The cash market pain spilled over into summer fixed price forwards. Natural gas for July delivery at Waha ended the latest trading period at 55.7 cents, down 67.0 cents week/week. August delivery for Waha fell by 38.9 cents to $1.391.
Basis prices for the Permian also weakened. For example, El Paso Permian July basis prices fell 51.0 cents week/week to minus $2.044.
Permian dry gas production began the trading period at around a one-month high near 16.9 Bcf/d, according to Bloomberg data. The region’s output had marched higher from near 16.1 Bcf/d at the start of the month, the data showed. Over the trading period, Permian production fell by about 0.4 Bcf.
For the South Central region, summer’s boost to gas demand comes with a counterisk of potential hurricanes unexpectedly shutting off demand quickly.

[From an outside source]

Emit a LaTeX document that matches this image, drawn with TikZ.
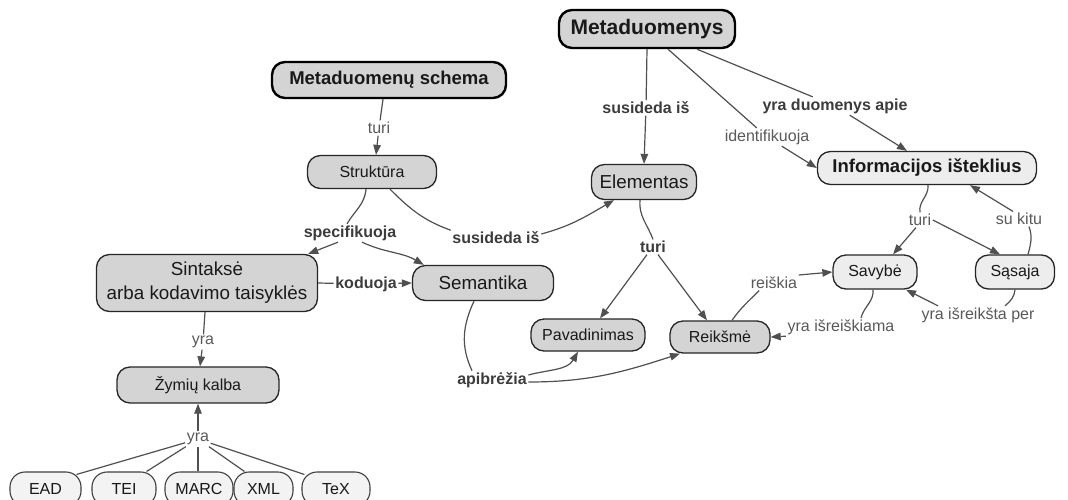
\documentclass[tikz,border=0pt]{standalone}
\usepackage{fontspec}
\setmainfont{Liberation Sans}
\usetikzlibrary{arrows.meta}

\definecolor{boxgray}{HTML}{D4D4D4}
\definecolor{boxlite}{HTML}{EDEDED}
\definecolor{boxpale}{HTML}{F3F3F3}
\definecolor{linkgray}{HTML}{505050}
\definecolor{lblgray}{HTML}{5A5A5A}
\definecolor{lbldark}{HTML}{3C3C3C}

\begin{document}
\begin{tikzpicture}[x=1pt,y=-1pt,
  concept/.style={draw=black!85, line width=1.3pt, rounded corners=13pt,
    fill=boxgray, align=center, inner sep=0pt, text=black!90},
  headbox/.style={concept, draw=black, line width=2.4pt,
    font=\bfseries\fontsize{18.5}{22}\selectfont},
  litebox/.style={concept, fill=boxlite},
  leafbox/.style={concept, fill=boxpale, draw=black!75, line width=1.1pt,
    rounded corners=15pt, font=\fontsize{16}{19}\selectfont, minimum height=34pt},
  bigtext/.style={font=\fontsize{18.8}{24}\selectfont},
  smalltext/.style={font=\fontsize{16}{19}\selectfont},
  lbl/.style={font=\fontsize{16}{19}\selectfont, text=lblgray, inner sep=1.5pt},
  blbl/.style={font=\bfseries\fontsize{16}{19}\selectfont, text=lbldark, inner sep=1.5pt},
  link/.style={draw=linkgray, line width=1.2pt},
  arrow/.style={link, -{Triangle[length=10pt,width=7.5pt]}}
]
\clip (0,0) rectangle (1068,499);
\fill[white] (0,0) rectangle (1068,499);

% concepts
\node[headbox, font=\bfseries\fontsize{21}{25}\selectfont,
      minimum width=176pt, minimum height=38pt] (meta) at (647,29) {Metaduomenys};
\node[headbox, minimum width=234pt, minimum height=36pt] (schema) at (389,80) {Metaduomenų schema};
\node[concept, smalltext, minimum width=129pt, minimum height=33pt] (struk) at (372,172) {Struktūra};
\node[concept, bigtext, minimum width=221pt, minimum height=57pt] (sint) at (207,283) {Sintaksė\\arba kodavimo taisyklės};
\node[concept, bigtext, minimum width=141pt, minimum height=35pt] (sem) at (483,283) {Semantika};
\node[concept, smalltext, minimum width=162pt, minimum height=36pt] (zym) at (198,385) {Žymių kalba};
\node[concept, bigtext, minimum width=105pt, minimum height=35pt] (elem) at (644,182) {Elementas};
\node[concept, smalltext, minimum width=114pt, minimum height=32pt] (pav) at (588,335) {Pavadinimas};
\node[concept, smalltext, minimum width=100pt, minimum height=32pt] (reik) at (720,337) {Reikšmė};
\node[litebox, font=\bfseries\fontsize{18.5}{22}\selectfont,
      minimum width=219pt, minimum height=33pt] (info) at (927,168) {Informacijos išteklius};
\node[litebox, smalltext, minimum width=84pt, minimum height=34pt] (sav) at (875,272) {Savybė};
\node[litebox, smalltext, minimum width=79pt, minimum height=34pt] (sas) at (1015,272) {Sąsaja};

% markup languages
\node[leafbox, minimum width=71pt] (ead) at (45.5,489) {EAD};
\node[leafbox, minimum width=64pt] (tei) at (124,489) {TEI};
\node[leafbox, minimum width=68pt] (marc) at (199,489) {MARC};
\node[leafbox, minimum width=59pt] (xml) at (263.5,489) {XML};
\node[leafbox, minimum width=68pt] (tex) at (336,489) {TeX};

% linking phrases
\node[blbl] (lsus1) at (646,108) {susideda iš};
\node[blbl] (lyda) at (835,106) {yra duomenys apie};
\node[lbl] (lid) at (767,137) {identifikuoja};
\node[lbl] (lturi1) at (379,128) {turi};
\node[blbl] (lspec) at (350,233) {specifikuoja};
\node[blbl] (lsus2) at (496,238) {susideda iš};
\node[blbl] (lkod) at (366,284) {koduoja};
\node[blbl] (lapi) at (492,380) {apibrėžia};
\node[blbl] (lturi2) at (653,247) {turi};
\node[lbl] (lreis) at (774,283) {reiškia};
\node[lbl] (lyis) at (841,327) {yra išreiškiama};
\node[lbl] (lturi3) at (920,220) {turi};
\node[lbl] (lkitu) at (1019,219) {su kitu};
\node[lbl] (lper) at (978,315) {yra išreikšta per};
\node[lbl] (lyra1) at (203,342) {yra};
\node[lbl] (lyra2) at (198,439) {yra};

% Metaduomenys
\draw[link] (meta.south) -- (lsus1);
\draw[arrow] (lsus1) -- (elem.north);
\draw[link] ([xshift=50pt]meta.south) -- (lyda);
\draw[arrow] (lyda) -- ([xshift=-20pt]info.north);
\draw[link] ([xshift=21pt]meta.south) -- (lid);
\draw[arrow] (lid) -- (info.west);

% Metaduomenų schema and Struktūra
\draw[link] ([xshift=-6pt]schema.south) -- (lturi1);
\draw[arrow] (lturi1) -- ([xshift=4pt]struk.north);
\draw[link] ([xshift=-6pt]struk.south) to[out=-95,in=60] ([xshift=-3pt]lspec.north);
\draw[arrow] ([xshift=-12pt]lspec.south) -- ([xshift=-10pt]sint.north east);
\draw[arrow] ([xshift=12pt]lspec.south) to[out=-25,in=150] ([xshift=12pt]sem.north west);
\draw[link] ([xshift=18pt]struk.south) to[out=-45,in=160] (lsus2.north west);
\draw[arrow] ([yshift=4pt]lsus2.east) to[out=15,in=-150] ([xshift=-30pt]elem.south);

% Sintaksė and Semantika
\draw[link] (sint.east) -- (lkod);
\draw[arrow] (lkod) -- (sem.west);
\draw[link] ([xshift=-9pt]sem.south) to[out=-115,in=115] ([xshift=-20pt]lapi.north);
\draw[arrow] ([yshift=5pt]lapi.east) to[out=15,in=-120] ([xshift=-10pt]pav.south);
\draw[arrow] ([yshift=-2pt]lapi.east) to[out=0,in=-162] ([xshift=-40pt]reik.south);

% Elementas
\draw[link] ([xshift=-4pt]elem.south) to[out=-95,in=110] (lturi2.north);
\draw[arrow] ([xshift=-6pt]lturi2.south) -- ([xshift=12pt]pav.north);
\draw[arrow] ([xshift=5pt]lturi2.south) -- ([xshift=-13pt]reik.north);

% Reikšmė and Savybė
\draw[link] ([xshift=12pt]reik.north) to[out=55,in=-135] ([xshift=10pt]lreis.south west);
\draw[arrow] ([yshift=8pt]lreis.east) -- (sav.west);
\draw[link] ([xshift=-2pt]sav.south) to[out=-85,in=75] ([xshift=20pt]lyis.north);
\draw[arrow] (lyis.south west) -- (reik.east);

% Informacijos išteklius
\draw[link] ([xshift=1pt]info.south) to[out=-85,in=100] (lturi3.north);
\draw[arrow] ([xshift=-4pt]lturi3.south) -- ([xshift=18pt]sav.north);
\draw[arrow] (lturi3.east) -- ([xshift=-15pt]sas.north);
\draw[link] ([xshift=13pt]sas.north) to[out=75,in=-70] ([xshift=10pt]lkitu.south);
\draw[arrow] ([xshift=-6pt]lkitu.north) -- ([xshift=43pt]info.south);
\draw[link] (sas.south) to[out=-95,in=40] ([xshift=27pt]lper.north);
\draw[arrow] ([xshift=-40pt]lper.north) -- ([xshift=31pt]sav.south);

% Sintaksė and Žymių kalba
\draw[link] ([xshift=-2pt]sint.south) -- (lyra1);
\draw[arrow] (lyra1) -- ([xshift=2pt]zym.north);
\draw[arrow] (lyra2) -- (zym.south);
\draw[link] ([xshift=-5pt,yshift=-3pt]ead.north east) -- (lyra2);
\draw[link] ([xshift=-10pt]tei.north east) -- (lyra2);
\draw[link] ([xshift=-1pt]marc.north) -- (lyra2);
\draw[link] ([xshift=11pt]xml.north west) -- (lyra2);
\draw[link] ([xshift=3pt,yshift=-3pt]tex.north west) -- (lyra2);
\end{tikzpicture}
\end{document}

An expected active hurricane season has increased the risk of storms idling liquefied natural gas exports and industrial power demand along the Gulf Coast. A hurricane strike of the region could strand as much as 23 Bcf/d of gas.
The near-term tropical weather outlook continued to show potential storms forming. A tropical wave in the Caribbean Sea had a relatively low chance of becoming a storm over the next seven days, the National Hurricane Center (NHC) said. Another wave well off the west coast of Africa had a 70% chance of forming into a storm over the week, NHC said.
Firmer California Basis
Downstream of Permian supply, prices in the Rockies and California markets moved higher during the trading period. Above-normal temperatures were expected in the near term in California and across the Rockies into late July, NWS data showed.
SoCal Citygate July basis jumped 49.5 cents through the period to flip positive at plus 42.1 cents, according to Forward Look. In Northern California, PG&E Citygate July basis added 58.0 cents to reach plus 36.1 cents.
El Paso San Juan July basis gained 45.0 cents to reach minus 31.7 cents.
Elsewhere in the East, basis prices were modestly mixed. In the Southeast, Transco Zone 5 July basis added 2.4 cents to reach plus 35.4 cents. In Appalachia, Columbia Gas July basis shed 6.0 cents to finish at minus 68.1 cents.
In the previous trading period for forward prices, the startup of the Mountain Valley Pipeline LLC (MVP) helped boost fixed prices for Appalachian Basin hubs. MVP expanded the reach of Appalachian supply into the Southeast, though flows were not expected to reach the pipeline’s full 2 Bcf/d capacity until pipeline expansions clear bottlenecks by 2027.
July fixed prices for Texas Eastern M-2, 30 Receipt shed 15.8 cents to $1.827 over June 20-26, more than offsetting the gains during the June 13-18 period when MVP came online.